Given two points A and B and a circle c, then the center P of the circle d is the point of concurrence of the perpendicular bisector of AB, and the radical axes of A and c and of B and c. The radical axis of A and c can be constructed as the perpendicular bisector of AA', where A' is the inversion of A in c (unless A is on c, when the radical axis is the tangent to c at A). The radical axis of B and c is constructed the same way from the inversion B' of B in c.
Thus the center P is the circumcenter of the triangle ABA' or the triangle ABB' or even the triangle AA'B'. P can be constructed, among other ways as
- the intersection of the radical axis of A and c with the radical axis of B and c, or
- the intersection of the radical axis of A and c with the perpendicular bisector of AB, or
- the intersection of the perpendicular bisector of AB with the perpendicular bisector of A'B', etc.

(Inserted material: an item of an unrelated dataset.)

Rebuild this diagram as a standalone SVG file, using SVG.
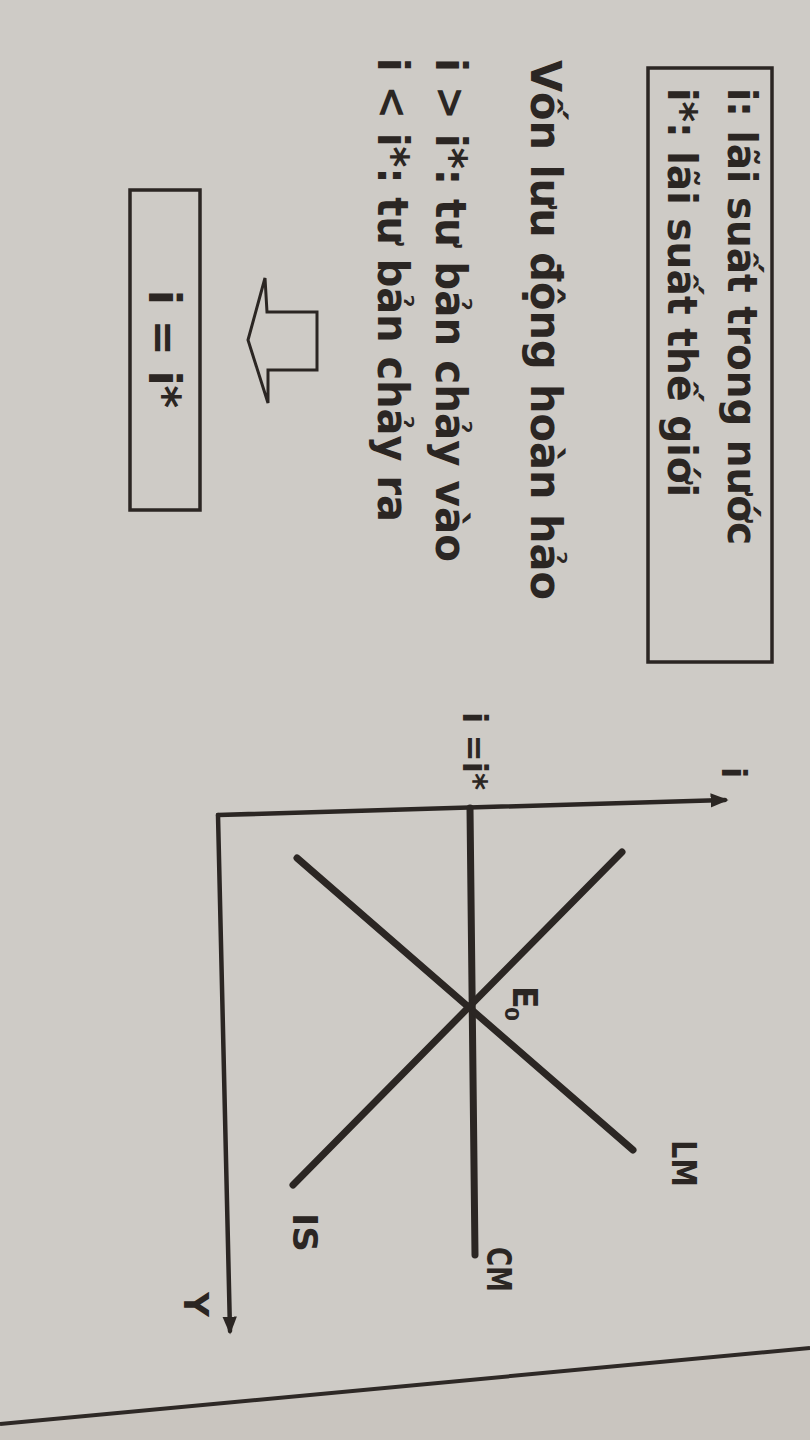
<svg xmlns="http://www.w3.org/2000/svg" width="810" height="1440" viewBox="0 0 810 1440">
<defs>
<style>
.ink{fill:#2b2623}
.t{font-family:"DejaVu Sans","Liberation Sans",sans-serif;font-weight:bold;fill:#2b2623}
.box{fill:none;stroke:#2b2623;stroke-width:3.5}
.ax{fill:none;stroke:#2b2623;stroke-width:4.5;stroke-linecap:round}
.cv{fill:none;stroke:#2b2623;stroke-width:7;stroke-linecap:round}
</style>
<marker id="ah" viewBox="0 0 10 10" refX="8" refY="5" markerWidth="4" markerHeight="4" orient="auto" markerUnits="strokeWidth">
<path d="M0,1 L10,5 L0,9 Z" fill="#2b2623"/>
</marker>
</defs>
<rect x="0" y="0" width="810" height="1440" fill="#cecbc6"/>
<path d="M0,1424 L810,1348 L810,1440 L0,1440 Z" fill="#c9c5bf"/>
<line x1="0" y1="1424" x2="810" y2="1348" stroke="#2e2926" stroke-width="4"/>

<g id="legend">
<rect class="box" x="648" y="68" width="124" height="594"/>
<text class="t" font-size="40" transform="translate(728,88) rotate(90)" textLength="457" lengthAdjust="spacingAndGlyphs">i: lãi suất trong nước</text>
<text class="t" font-size="40" transform="translate(668,88) rotate(90)" textLength="409" lengthAdjust="spacingAndGlyphs">i*: lãi suất thế giới</text>
</g>

<g id="mobility">
<text class="t" font-size="42" transform="translate(531,60) rotate(90)" textLength="540" lengthAdjust="spacingAndGlyphs">Vốn lưu động hoàn hảo</text>
<text class="t" font-size="42" transform="translate(436,58) rotate(90)" textLength="504" lengthAdjust="spacingAndGlyphs">i &gt; i*: tư bản chảy vào</text>
<text class="t" font-size="42" transform="translate(378,58) rotate(90)" textLength="464" lengthAdjust="spacingAndGlyphs">i &lt; i*: tư bản chảy ra</text>
</g>

<g id="arrow">
<polygon points="248,340 265,278 267,312 317,312 317,370 268,370 268,403" fill="none" stroke="#2b2623" stroke-width="3" stroke-linejoin="miter"/>
</g>

<g id="result">
<rect class="box" x="130" y="190" width="70" height="320"/>
<text class="t" font-size="44" transform="translate(149,290) rotate(90)" textLength="118" lengthAdjust="spacingAndGlyphs">i = i*</text>
</g>

<g id="connectors">
<line class="ax" x1="218" y1="815" x2="725" y2="800" marker-end="url(#ah)"/>
<line class="ax" x1="218" y1="815" x2="230" y2="1331" marker-end="url(#ah)"/>
<line id="CM" class="cv" x1="470" y1="808" x2="475" y2="1255"/>
<line id="LM" class="cv" x1="297" y1="858" x2="633" y2="1150"/>
<line id="IS" class="cv" x1="622" y1="852" x2="293" y2="1185"/>
</g>

<g id="labels">
<text class="t" font-size="33" transform="translate(722,767) rotate(90)">i</text>
<text class="t" font-size="33" transform="translate(463,712) rotate(90)" textLength="78" lengthAdjust="spacingAndGlyphs">i =i*</text>
<text class="t" font-size="33" transform="translate(513,986) rotate(90)">E</text>
<text class="t" font-size="20" transform="translate(505,1007) rotate(90)">0</text>
<text class="t" font-size="33" transform="translate(672,1140) rotate(90)" textLength="47" lengthAdjust="spacingAndGlyphs">LM</text>
<text class="t" font-size="33" transform="translate(293,1213) rotate(90)" textLength="39" lengthAdjust="spacingAndGlyphs">IS</text>
<text class="t" font-size="33" transform="translate(487,1247) rotate(90)" textLength="45" lengthAdjust="spacingAndGlyphs">CM</text>
<text class="t" font-size="33" transform="translate(184,1292) rotate(90)" textLength="25" lengthAdjust="spacingAndGlyphs">Y</text>
</g>
</svg>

The radius of d is PA or PB (or PA' or PB'). The radius is also the length of a tangent from P to c.
Special Case 1. If the points A and B and the center of c are collinear, then the intersection P does not exist, but the line AB is a line orthogonal to c, so it may be counted as a "circle of infinite radius".

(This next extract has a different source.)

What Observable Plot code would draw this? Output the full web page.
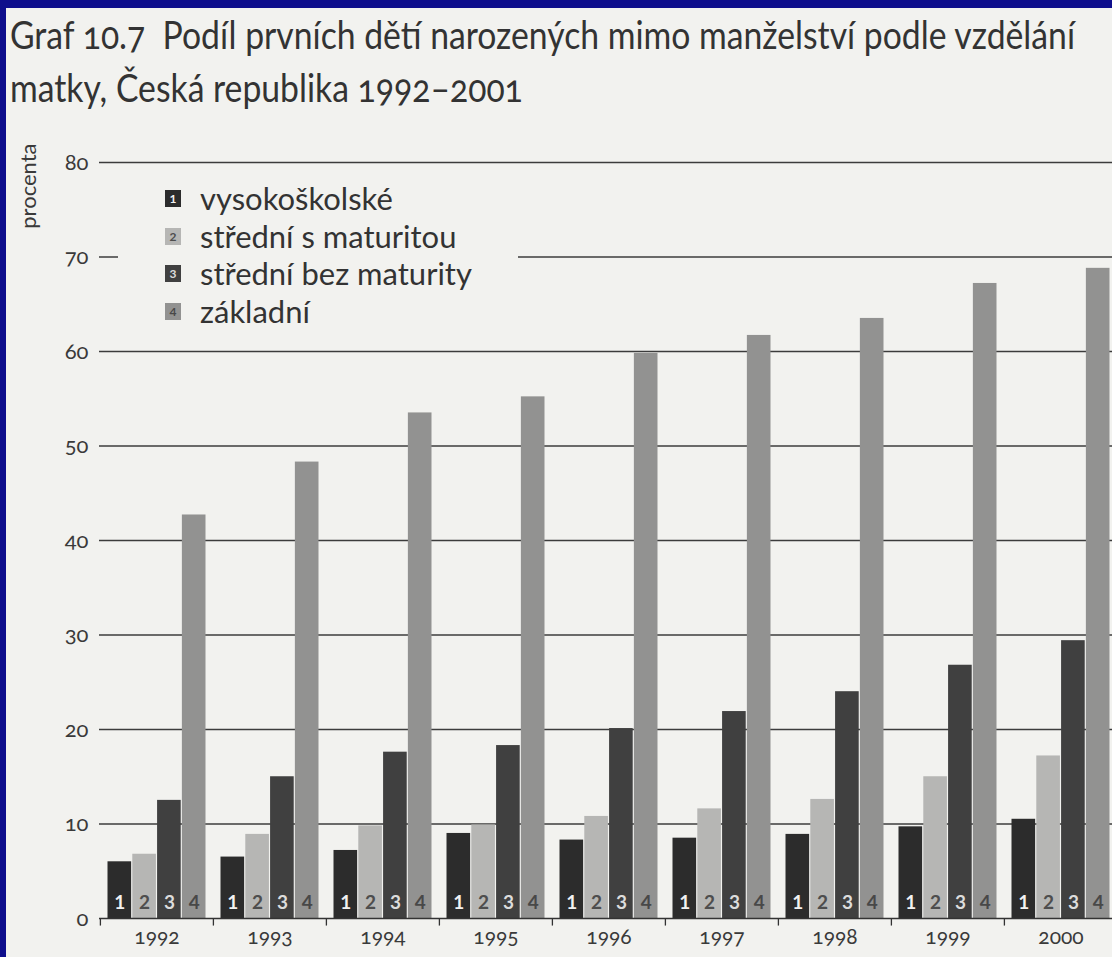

Special Case 2. If B = A', than any circle through AB satisfies the conditions, so there are an infinite number of solutions.
Given ONE point and TWO circles, construct a circle d through the points and orthogonal to the circles.

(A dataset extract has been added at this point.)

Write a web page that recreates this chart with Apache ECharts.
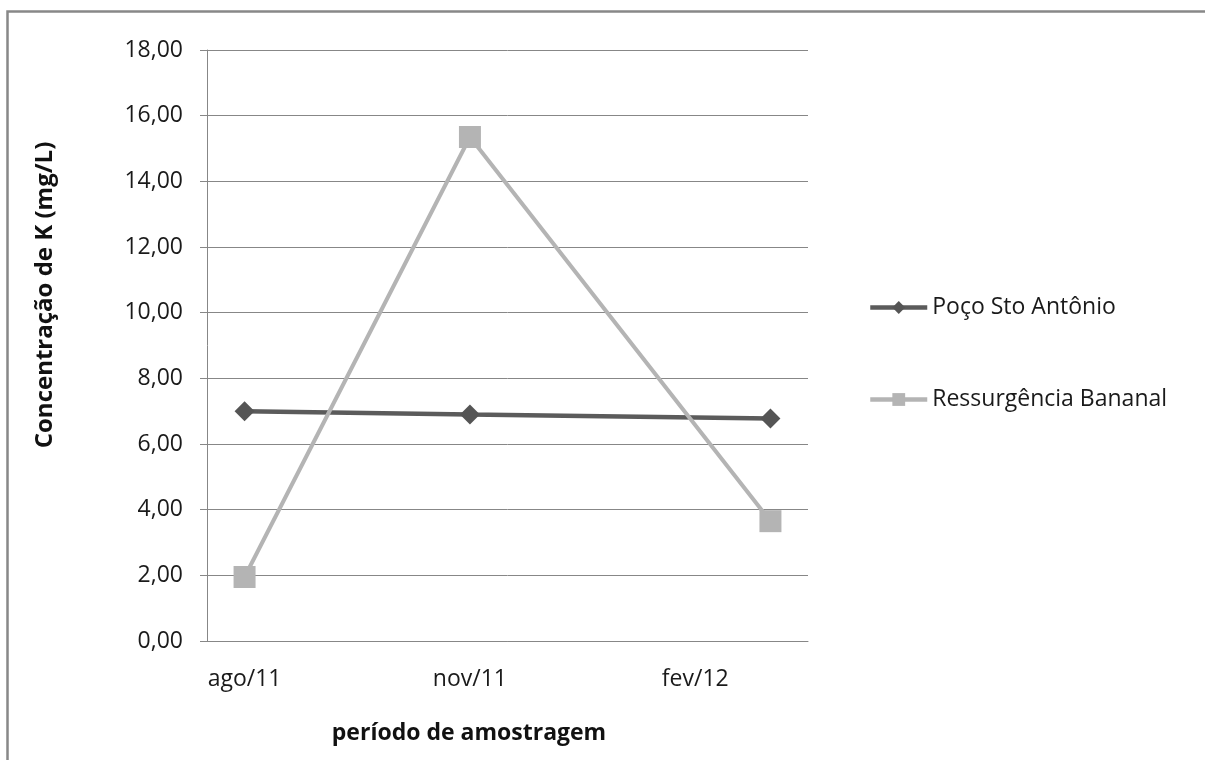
<!DOCTYPE html>
<html>
<head>
<meta charset="utf-8">
<script src="https://cdn.jsdelivr.net/npm/echarts@6/dist/echarts.min.js"></script>
<style>
  html, body { margin: 0; padding: 0; background: #ffffff; }
  #chart { width: 1205px; height: 760px; }
</style>
</head>
<body>
<div id="chart"></div>
<script>
// Monthly sampling axis (ago/11 .. mar/12); samples taken in ago/11, nov/11 and mar/12
const months = ['ago/11', 'set/11', 'out/11', 'nov/11', 'dez/11', 'jan/12', 'fev/12', 'mar/12'];
const seriesNames = ['Poço Sto Antônio', 'Ressurgência Bananal'];
// Potassium concentration (mg/L); null = no sample that month
const pocoStoAntonio = [7.00, null, null, 6.90, null, null, null, 6.78];
const ressurgenciaBananal = [1.95, null, null, 15.35, null, null, null, 3.65];
const yTicks = { min: 0, max: 18, step: 2 };
const yTitle = 'Concentração de K (mg/L)';
const xTitle = 'período de amostragem';

const FONT = '"Open Sans", "Noto Sans", sans-serif';
const GRID_COLOR = '#878787';
const DARK = '#5b5b5b';
const LIGHT = '#b4b4b4';

const chart = echarts.init(document.getElementById('chart'), null, { renderer: 'canvas' });

chart.setOption({
  backgroundColor: '#ffffff',
  animation: false,
  textStyle: { fontFamily: FONT },
  grid: { left: 207, right: 397, top: 50, bottom: 119, containLabel: false },
  xAxis: {
    type: 'category',
    data: months,
    boundaryGap: true,
    axisLine: { show: true, lineStyle: { color: GRID_COLOR, width: 1 } },
    axisTick: { show: false },
    axisLabel: {
      interval: 2,
      margin: 27,
      fontSize: 23,
      color: '#1a1a1a',
      fontFamily: FONT
    },
    splitLine: { show: false }
  },
  yAxis: {
    type: 'value',
    min: yTicks.min,
    max: yTicks.max,
    interval: yTicks.step,
    axisLine: { show: true, lineStyle: { color: GRID_COLOR, width: 1 } },
    axisTick: { show: true, inside: false, length: 7, lineStyle: { color: GRID_COLOR } },
    axisLabel: {
      margin: 24,
      fontSize: 23,
      color: '#1a1a1a',
      fontFamily: FONT,
      formatter: v => v.toFixed(2).replace('.', ',')
    },
    splitLine: { show: true, lineStyle: { color: GRID_COLOR, width: 1 } }
  },
  legend: {
    orient: 'vertical',
    left: 863,
    top: 291,
    padding: 5,
    itemWidth: 57,
    itemHeight: 16,
    itemGap: 69,
    data: seriesNames,
    lineStyle: { width: 4.5 },
    textStyle: { fontSize: 23, color: '#1a1a1a', fontFamily: FONT }
  },
  series: [
    {
      name: seriesNames[0],
      type: 'line',
      data: pocoStoAntonio,
      connectNulls: true,
      symbol: 'diamond',
      symbolSize: 20,
      showAllSymbol: true,
      lineStyle: { color: DARK, width: 4.5 },
      itemStyle: { color: '#555555' }
    },
    {
      name: seriesNames[1],
      type: 'line',
      data: ressurgenciaBananal,
      connectNulls: true,
      symbol: 'rect',
      symbolSize: 22,
      showAllSymbol: true,
      lineStyle: { color: LIGHT, width: 4 },
      itemStyle: { color: LIGHT }
    }
  ],
  graphic: [
    {
      type: 'rect',
      silent: true,
      shape: { x: 7.5, y: 11.5, width: 1400, height: 900 },
      style: { fill: 'none', stroke: '#888888', lineWidth: 2.5 }
    },
    {
      type: 'text',
      x: 45,
      y: 295,
      rotation: Math.PI / 2,
      style: {
        text: yTitle,
        font: 'bold 24px ' + FONT,
        fill: '#111111',
        align: 'center',
        verticalAlign: 'middle'
      }
    },
    {
      type: 'text',
      x: 469,
      y: 733,
      style: {
        text: xTitle,
        font: 'bold 23px ' + FONT,
        fill: '#111111',
        align: 'center',
        verticalAlign: 'middle'
      }
    }
  ]
});
</script>
</body>
</html>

Given a point A and two circles b and c, the center P of the circle d is the point of concurrence of these 3 lines: the radical axis of A and b, radical axis of A and c, and radical axis of b and c.
Thus P can be constructed as the intersection of two radical axes that are the axes of a point and a circle as above. The construction of the radical axis of two circles is consider in Assignment 1.
The radius of d is PA (or PA'). The radius is also the length of a tangent from P to b or from P to c.
Special Case 1. If the point A and the centers of b and c are collinear, then the intersection P does not exist, but the line through A and the centers is a line orthogonal to both b and c, so it may be counted as a "circle of infinite radius". If A and the two centers of b and c are all the same point, then there is an infinite number of these lines, but in other cases, there is only one line.
Special Case 2. If A is not on b or c, but the inversion of A in b and the inversion of A in c are the same point A', then any circle through AA' satisfies the conditions, so there are an infinite number of solutions. This can happen in exactly one way when b and c are disjoint. See the discussion of Appolonian circles and orthgonal pencils.
Special Case 3. If A is on the intersection of b and c, then if b and c are tangent at A, any circle through A orthogonal to b is a solution to the problem, so there are an infinite number of circles. If b and c are not tangent, then any circle through A orthogonal to b will not be orthogonal to c so there are no solutions.
Given ZERO points and THREE circles, construct a circle d through the points and orthogonal to the circles.
Given three circles a, b and c, the center P of the circle d is the point of concurrence of these 3 lines: the radical axis of a and b, the radical axis of b and c, and the radical axis of c and a. This point P is called the radical center of the 3 circles.
Thus P can be constructed as the intersection of two radical axes. The construction of the radical axis of two circles is consider in Assignment 1.
The radius of d the length of a tangent from from P to a or from P to b or from P to c. All these tangent lengths are the same since P is on all the radical axes.
Special Case 1. If the centers of a, b and c are collinear, then the intersection P does not exist, but the line through A and the centers is a line orthogonal to both b and c, so it may be counted as a "circle of infinite radius". If the three centers of a, b and c are all the same point, then there is an infinite number of these lines, but in other cases, there is only one line.
Special Case 2. If in addition to having collinear centers, the circles a, b, and c all belong to the same pencil, then there is an infinite set of circles (the orthogonal pencil) orthogonal to a, b, c. See the discussion of pencils and orthogonal pencils.